The Biden administration's call to waive patent rights for coronavirus vaccines triggered great opposition from drug companies and pharma industry groups, which said the move will discourage future drug research and do little to increase supply. Activists argued that a waiver was needed to begin removing hurdles standing in the way of manufacturing vaccines in Asia, Africa and South America.
A patent waiver may not do much to speed the availability of vaccines. Manufacturing vaccines that use messenger RNA is a relatively new, complex and resource-intensive process. There may not be sufficient production capacity for others to boost supply.
President Joe Biden nominated Robert Califf to return as the head of the FDA. Califf, a cardiologist and researcher, served as FDA commissioner at the end of the Obama administration. After leaving government, he advised Google and its health spinoff Verily Life Sciences, taking a job leading health policy there in November 2019.
If confirmed, Califf would take over an agency heavily stressed by the pandemic and the resulting workload of reviewing new tests, vaccines and drugs for COVID-19. FDA officials have regularly cited the pandemic's burden on agency staff and a number of veteran reviewers in several departments have recently announced plans to retire or depart.
In April the FDA faced a tough choice after a panel backed speedy cancer drug approvals. A group of advisers to the FDA recommended maintaining four of six recent cancer immunotherapy approvals despite a lack of evidence the medicines help patients live longer. The meeting showcased the tradeoffs of clearing a drug before it is fully proven, as well as the scrutiny regulators face when those decisions appear to backfire.
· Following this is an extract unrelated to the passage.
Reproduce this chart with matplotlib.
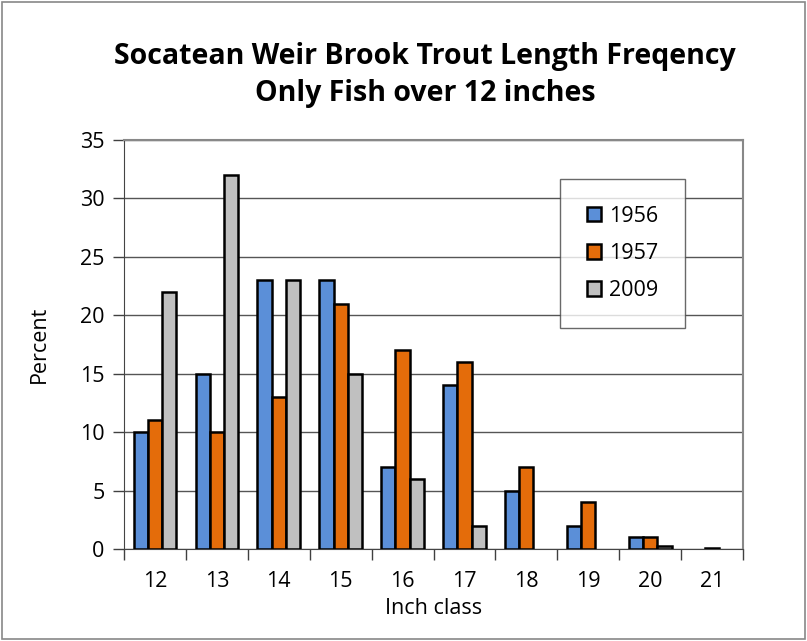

The advisory committee, made up of oncologists and patient representatives, struggled at times, not wanting to take treatment options away from cancer patients who have few.
Each of the approvals debated at the meeting were cleared under an accelerated approval program that was enacted in 1992 to get drugs for diseases with few, if any, treatment options onto market faster. The approvals are made based on surrogate markers that are likely, but not guaranteed, to predict a benefit.
The Congressional Democrats' modified drug pricing plan may not lower spending on pharmaceuticals by nearly as much as their most ambitious proposal would have, but it could have a substantial effect on some of the industry's top-selling products. The new bill would grant the federal government power to negotiate drug prices but represents a significant compromise as its scales back the number of products eligible for negotiation to 20 older drugs.
Under the new proposal, these older drugs, defined as those no longer protected by regulatory exclusivity and lacking generic competitors, would be subject to price negotiation with the Centers for Medicare and Medicaid Services. The legislation would limit eligible products to small molecule drugs that have been on the market for at least nine years and biologic drugs that have been available for at least 12 years. Small molecule drugs are typically given as pills, while biologics are infused or injected.
Johnson&Johnson, the world's largest drugmaker, plans to split in two. It will separate its consumer health division, which sells well-known brands like Tylenol, Listerine and Band-Aids, into a new publicly traded company. J&J will retain its prescription drug and medical device units and keep in place its current leadership plan.
CEO Alex Gorsky will step down at the end of the year and become executive chairman. Joaquin Duato, who heads the company's executive committee, will succeed Gorsky and lead J&J after the split. J&J expects to complete the separation in the next 18 to 24 months.